Eco Educate founder Lesley Ottey has spent the last 14 years challenging Waimakariri’s young – and not so young – to rethink waste and has no plans to slow down anytime soon.
This is an extract from the April 2024 e-Newsletter
In 2010, the sustainability educator set up her business after being gobsmacked at how blissfully unaware some people are about where their food comes from, and their waste goes.
Since then, the business has grown to a team of thirteen passionate eco-educators, who each bring their own flavour and skillset to address the many questions around sustainability.
Lesley says Eco Educate has been working in Waimakariri with the council contract for about thirteen years now.
“Our role in the Waimakariri is funded by the council to help and support schools and the wider community reduce their waste to landfill and look after water, which is a massive umbrella to work under.”
More than 70 Waimakariri preschools and schools are benefiting from Eco Educate. Their engaging sessions can cover anything from reducing waste, making worm farms and compost, through to learning about water – including where it comes from, how to conserve it, and what happens when we flush.
While there’s a plethora of topics they can cover, Lesley says workshops can be tailored to help mitigate the issues happening at a particular school.
“We might walk into a school and the caretaker will say to us that someone’s been flushing yoghurt pottles full of shingle and they ask if we can mention that in our talks.”
Alongside their work with schools, Eco Educate also run an audit team who are out and about on collection days, checking kerbside recycling bins. This is to help lower the amount of contamination that’s going into the trucks. Lesley says auditing can be hard work, and even scary at times, especially when people react to their bins getting tagged.
“Say hi to the auditing team and give them a smile because they’re literally saving the district hundreds of thousands of dollars.

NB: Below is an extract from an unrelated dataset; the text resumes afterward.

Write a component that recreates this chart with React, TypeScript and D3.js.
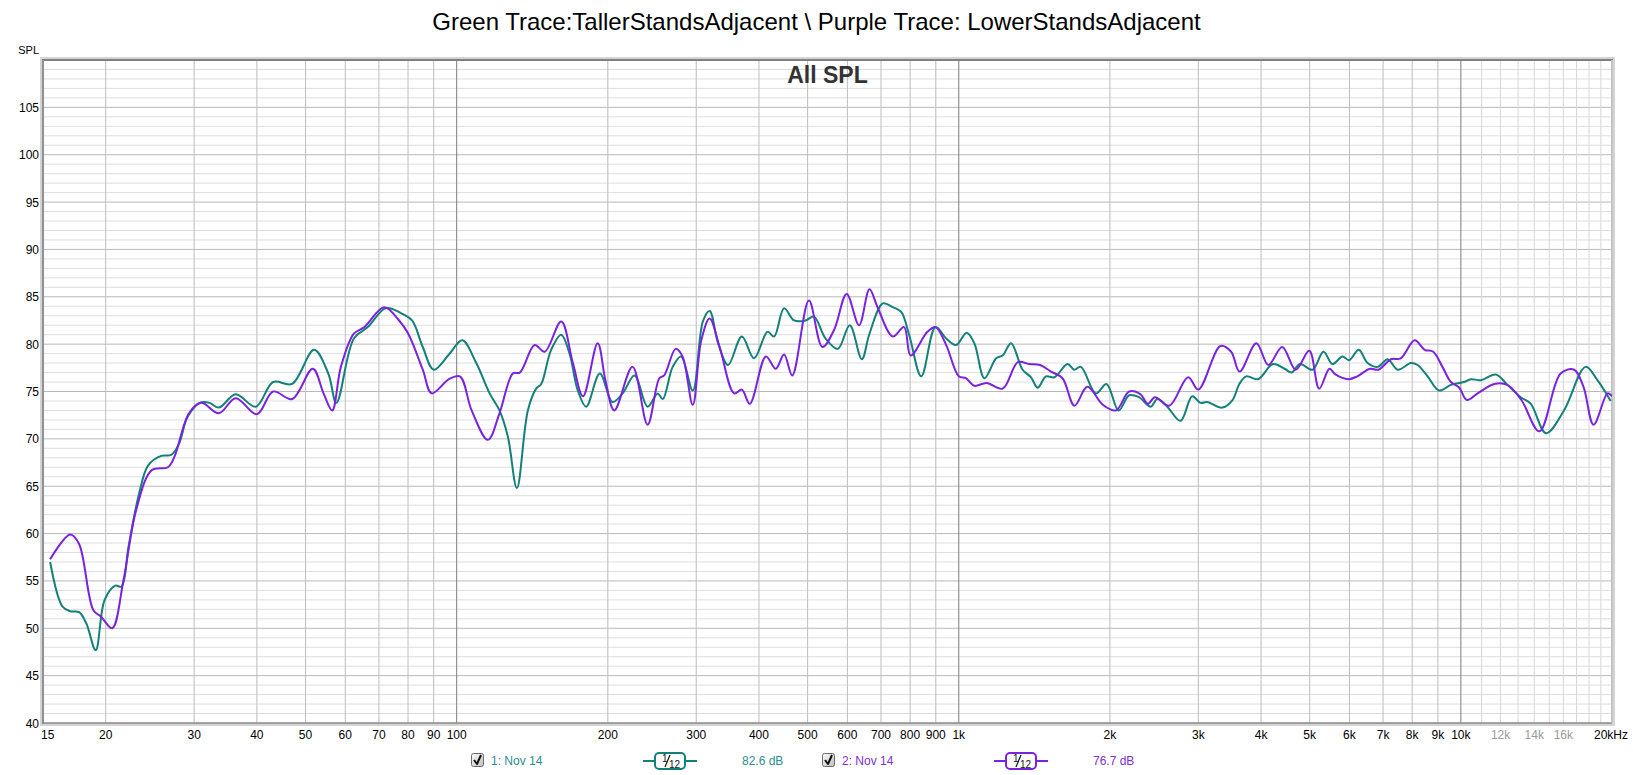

We want to be able to help and support getting it correct, but when someone puts wood ash or grass clippings in their recycling bin, no one’s going to be able to clean that out of a truckload.
“Most of our recyclers are good people wanting to do the right thing. And we totally understand plastic confusion. So, stick to what the new council stickers say and then you’ll get it right. You can collect new stickers for your bins from any Council service centre.”
One of Lesley’s most memorable moments in her career was going back to a recycling bin after it was found containing used nappies and food.
“We went back two weeks later to check that bin, and the lady came running out, and she was from Brazil – English was very much a second language – and her bin was perfect. She was so mortified that she’d got it wrong that she tipped out its contents, and scrubbed and cleaned the bin. The bin had gone from smelling like used nappies to soap powder and butterflies.”
While her work has gained recognition at the North Canterbury Business Awards, she says the biggest buzz was when she bumped into a past student who told her she was the reason she’d gone to study environmental science.
“The feedback’s just lovely and seeing the changes from people just wanting to try and do stuff differently… This is the sort of stuff that gives me hope.”
Eco Educate can support anyone from schools, businesses, and community groups, and even offer behind-the-scenes tours of Southbrook Resource Recovery Park.
Lesley and the Eco Educate team will also be at the Back to Basics Waimakariri expo on Saturday 20 April from 11am – 2pm, at Rangiora Baptist Church Hall.